▸ **Exercise description**:
Pictures do not belong in your copy. Repeat all the other data exactly.

▸ **Material**:
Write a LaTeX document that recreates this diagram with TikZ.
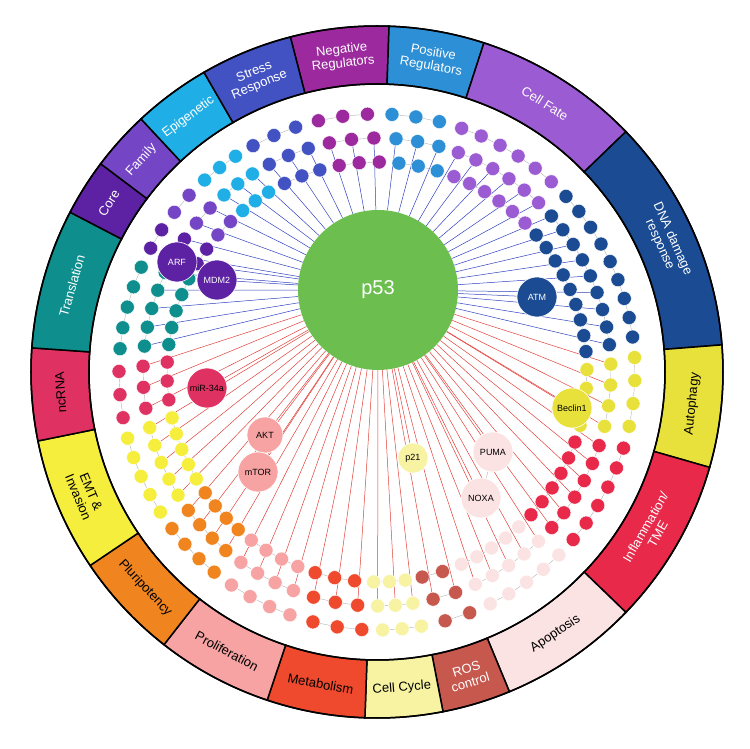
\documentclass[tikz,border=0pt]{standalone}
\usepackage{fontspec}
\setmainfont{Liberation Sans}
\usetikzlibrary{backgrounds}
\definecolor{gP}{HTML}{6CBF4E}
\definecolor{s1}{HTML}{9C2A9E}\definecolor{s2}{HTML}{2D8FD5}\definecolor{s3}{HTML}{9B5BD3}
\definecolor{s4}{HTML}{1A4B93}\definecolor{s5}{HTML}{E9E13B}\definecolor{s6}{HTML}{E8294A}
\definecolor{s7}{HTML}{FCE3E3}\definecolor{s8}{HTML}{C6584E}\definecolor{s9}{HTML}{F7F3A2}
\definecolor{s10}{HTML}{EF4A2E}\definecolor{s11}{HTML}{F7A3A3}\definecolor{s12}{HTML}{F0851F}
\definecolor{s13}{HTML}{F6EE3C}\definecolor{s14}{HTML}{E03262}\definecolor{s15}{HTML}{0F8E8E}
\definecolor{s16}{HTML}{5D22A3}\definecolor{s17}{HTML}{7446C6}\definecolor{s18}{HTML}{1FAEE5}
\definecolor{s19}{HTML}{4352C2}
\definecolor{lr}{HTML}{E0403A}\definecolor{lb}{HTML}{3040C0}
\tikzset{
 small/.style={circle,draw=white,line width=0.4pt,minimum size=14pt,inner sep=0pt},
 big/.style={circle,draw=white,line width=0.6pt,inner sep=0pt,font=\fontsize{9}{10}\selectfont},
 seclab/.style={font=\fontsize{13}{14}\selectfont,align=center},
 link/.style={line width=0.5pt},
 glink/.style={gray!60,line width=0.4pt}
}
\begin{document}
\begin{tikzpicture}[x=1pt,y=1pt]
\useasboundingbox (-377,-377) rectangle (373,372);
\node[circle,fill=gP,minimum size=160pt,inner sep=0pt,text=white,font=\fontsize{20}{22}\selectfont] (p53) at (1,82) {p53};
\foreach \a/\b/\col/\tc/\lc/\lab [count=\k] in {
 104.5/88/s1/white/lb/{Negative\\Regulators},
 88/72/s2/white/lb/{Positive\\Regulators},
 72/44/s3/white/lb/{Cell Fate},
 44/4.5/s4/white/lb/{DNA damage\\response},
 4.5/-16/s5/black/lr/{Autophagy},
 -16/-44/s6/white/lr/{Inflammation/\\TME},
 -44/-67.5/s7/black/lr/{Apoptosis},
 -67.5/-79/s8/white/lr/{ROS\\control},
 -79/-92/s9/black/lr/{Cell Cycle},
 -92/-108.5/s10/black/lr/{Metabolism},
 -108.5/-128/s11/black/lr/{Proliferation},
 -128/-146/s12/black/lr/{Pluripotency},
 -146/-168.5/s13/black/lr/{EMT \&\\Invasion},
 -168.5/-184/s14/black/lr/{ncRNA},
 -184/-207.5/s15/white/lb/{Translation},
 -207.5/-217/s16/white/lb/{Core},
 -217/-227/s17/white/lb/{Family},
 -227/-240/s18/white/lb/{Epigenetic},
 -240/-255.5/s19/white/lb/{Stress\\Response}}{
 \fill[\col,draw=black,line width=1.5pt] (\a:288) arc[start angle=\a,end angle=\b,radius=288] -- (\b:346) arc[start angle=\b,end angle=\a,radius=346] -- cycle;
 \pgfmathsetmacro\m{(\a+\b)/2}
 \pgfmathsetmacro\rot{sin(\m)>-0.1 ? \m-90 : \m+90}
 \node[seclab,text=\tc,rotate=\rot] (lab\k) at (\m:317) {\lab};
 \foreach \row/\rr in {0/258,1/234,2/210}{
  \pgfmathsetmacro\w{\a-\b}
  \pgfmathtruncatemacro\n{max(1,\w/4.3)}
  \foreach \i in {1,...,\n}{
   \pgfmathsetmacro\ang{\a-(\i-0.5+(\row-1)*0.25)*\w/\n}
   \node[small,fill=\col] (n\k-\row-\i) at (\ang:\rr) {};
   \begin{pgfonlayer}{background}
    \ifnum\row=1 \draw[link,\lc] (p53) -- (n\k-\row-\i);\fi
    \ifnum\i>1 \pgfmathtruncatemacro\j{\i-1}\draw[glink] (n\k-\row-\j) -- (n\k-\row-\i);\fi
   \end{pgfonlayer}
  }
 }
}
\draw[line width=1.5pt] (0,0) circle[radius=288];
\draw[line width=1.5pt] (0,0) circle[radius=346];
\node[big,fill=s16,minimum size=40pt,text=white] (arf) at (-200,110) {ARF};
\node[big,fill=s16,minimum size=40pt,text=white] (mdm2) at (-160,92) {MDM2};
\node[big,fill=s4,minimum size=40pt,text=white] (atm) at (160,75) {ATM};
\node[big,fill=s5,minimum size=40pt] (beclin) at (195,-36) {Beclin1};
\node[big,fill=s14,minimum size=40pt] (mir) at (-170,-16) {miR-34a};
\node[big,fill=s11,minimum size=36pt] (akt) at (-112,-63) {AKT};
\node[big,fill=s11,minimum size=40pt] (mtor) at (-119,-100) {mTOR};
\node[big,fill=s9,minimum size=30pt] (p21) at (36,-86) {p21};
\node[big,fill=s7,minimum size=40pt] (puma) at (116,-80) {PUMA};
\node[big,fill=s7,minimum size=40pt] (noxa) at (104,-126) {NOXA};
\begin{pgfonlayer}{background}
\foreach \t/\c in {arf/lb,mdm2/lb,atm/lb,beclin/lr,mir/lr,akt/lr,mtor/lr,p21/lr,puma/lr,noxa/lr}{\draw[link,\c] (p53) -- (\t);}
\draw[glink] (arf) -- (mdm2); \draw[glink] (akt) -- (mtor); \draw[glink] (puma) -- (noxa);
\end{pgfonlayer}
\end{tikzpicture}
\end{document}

▸ **Problem solution**:
Write a LaTeX document that recreates this diagram with TikZ.
\documentclass[tikz,border=0pt]{standalone}
\usepackage{fontspec}
\setmainfont{Liberation Sans}
\usetikzlibrary{backgrounds}
\definecolor{gP}{HTML}{6CBF4E}
\definecolor{s1}{HTML}{9C2A9E}\definecolor{s2}{HTML}{2D8FD5}\definecolor{s3}{HTML}{9B5BD3}
\definecolor{s4}{HTML}{1A4B93}\definecolor{s5}{HTML}{E9E13B}\definecolor{s6}{HTML}{E8294A}
\definecolor{s7}{HTML}{FCE3E3}\definecolor{s8}{HTML}{C6584E}\definecolor{s9}{HTML}{F7F3A2}
\definecolor{s10}{HTML}{EF4A2E}\definecolor{s11}{HTML}{F7A3A3}\definecolor{s12}{HTML}{F0851F}
\definecolor{s13}{HTML}{F6EE3C}\definecolor{s14}{HTML}{E03262}\definecolor{s15}{HTML}{0F8E8E}
\definecolor{s16}{HTML}{5D22A3}\definecolor{s17}{HTML}{7446C6}\definecolor{s18}{HTML}{1FAEE5}
\definecolor{s19}{HTML}{4352C2}
\definecolor{lr}{HTML}{E0403A}\definecolor{lb}{HTML}{3040C0}
\tikzset{
 small/.style={circle,draw=white,line width=0.4pt,minimum size=14pt,inner sep=0pt},
 big/.style={circle,draw=white,line width=0.6pt,inner sep=0pt,font=\fontsize{9}{10}\selectfont},
 seclab/.style={font=\fontsize{13}{14}\selectfont,align=center},
 link/.style={line width=0.5pt},
 glink/.style={gray!60,line width=0.4pt}
}
\begin{document}
\begin{tikzpicture}[x=1pt,y=1pt]
\useasboundingbox (-377,-377) rectangle (373,372);
\node[circle,fill=gP,minimum size=160pt,inner sep=0pt,text=white,font=\fontsize{20}{22}\selectfont] (p53) at (1,82) {p53};
\foreach \a/\b/\col/\tc/\lc/\lab [count=\k] in {
 104.5/88/s1/white/lb/{Negative\\Regulators},
 88/72/s2/white/lb/{Positive\\Regulators},
 72/44/s3/white/lb/{Cell Fate},
 44/4.5/s4/white/lb/{DNA damage\\response},
 4.5/-16/s5/black/lr/{Autophagy},
 -16/-44/s6/white/lr/{Inflammation/\\TME},
 -44/-67.5/s7/black/lr/{Apoptosis},
 -67.5/-79/s8/white/lr/{ROS\\control},
 -79/-92/s9/black/lr/{Cell Cycle},
 -92/-108.5/s10/black/lr/{Metabolism},
 -108.5/-128/s11/black/lr/{Proliferation},
 -128/-146/s12/black/lr/{Pluripotency},
 -146/-168.5/s13/black/lr/{EMT \&\\Invasion},
 -168.5/-184/s14/black/lr/{ncRNA},
 -184/-207.5/s15/white/lb/{Translation},
 -207.5/-217/s16/white/lb/{Core},
 -217/-227/s17/white/lb/{Family},
 -227/-240/s18/white/lb/{Epigenetic},
 -240/-255.5/s19/white/lb/{Stress\\Response}}{
 \fill[\col,draw=black,line width=1.5pt] (\a:288) arc[start angle=\a,end angle=\b,radius=288] -- (\b:346) arc[start angle=\b,end angle=\a,radius=346] -- cycle;
 \pgfmathsetmacro\m{(\a+\b)/2}
 \pgfmathsetmacro\rot{sin(\m)>-0.1 ? \m-90 : \m+90}
 \node[seclab,text=\tc,rotate=\rot] (lab\k) at (\m:317) {\lab};
 \foreach \row/\rr in {0/258,1/234,2/210}{
  \pgfmathsetmacro\w{\a-\b}
  \pgfmathtruncatemacro\n{max(1,\w/4.3)}
  \foreach \i in {1,...,\n}{
   \pgfmathsetmacro\ang{\a-(\i-0.5+(\row-1)*0.25)*\w/\n}
   \node[small,fill=\col] (n\k-\row-\i) at (\ang:\rr) {};
   \begin{pgfonlayer}{background}
    \ifnum\row=1 \draw[link,\lc] (p53) -- (n\k-\row-\i);\fi
    \ifnum\i>1 \pgfmathtruncatemacro\j{\i-1}\draw[glink] (n\k-\row-\j) -- (n\k-\row-\i);\fi
   \end{pgfonlayer}
  }
 }
}
\draw[line width=1.5pt] (0,0) circle[radius=288];
\draw[line width=1.5pt] (0,0) circle[radius=346];
\node[big,fill=s16,minimum size=40pt,text=white] (arf) at (-200,110) {ARF};
\node[big,fill=s16,minimum size=40pt,text=white] (mdm2) at (-160,92) {MDM2};
\node[big,fill=s4,minimum size=40pt,text=white] (atm) at (160,75) {ATM};
\node[big,fill=s5,minimum size=40pt] (beclin) at (195,-36) {Beclin1};
\node[big,fill=s14,minimum size=40pt] (mir) at (-170,-16) {miR-34a};
\node[big,fill=s11,minimum size=36pt] (akt) at (-112,-63) {AKT};
\node[big,fill=s11,minimum size=40pt] (mtor) at (-119,-100) {mTOR};
\node[big,fill=s9,minimum size=30pt] (p21) at (36,-86) {p21};
\node[big,fill=s7,minimum size=40pt] (puma) at (116,-80) {PUMA};
\node[big,fill=s7,minimum size=40pt] (noxa) at (104,-126) {NOXA};
\begin{pgfonlayer}{background}
\foreach \t/\c in {arf/lb,mdm2/lb,atm/lb,beclin/lr,mir/lr,akt/lr,mtor/lr,p21/lr,puma/lr,noxa/lr}{\draw[link,\c] (p53) -- (\t);}
\draw[glink] (arf) -- (mdm2); \draw[glink] (akt) -- (mtor); \draw[glink] (puma) -- (noxa);
\end{pgfonlayer}
\end{tikzpicture}
\end{document}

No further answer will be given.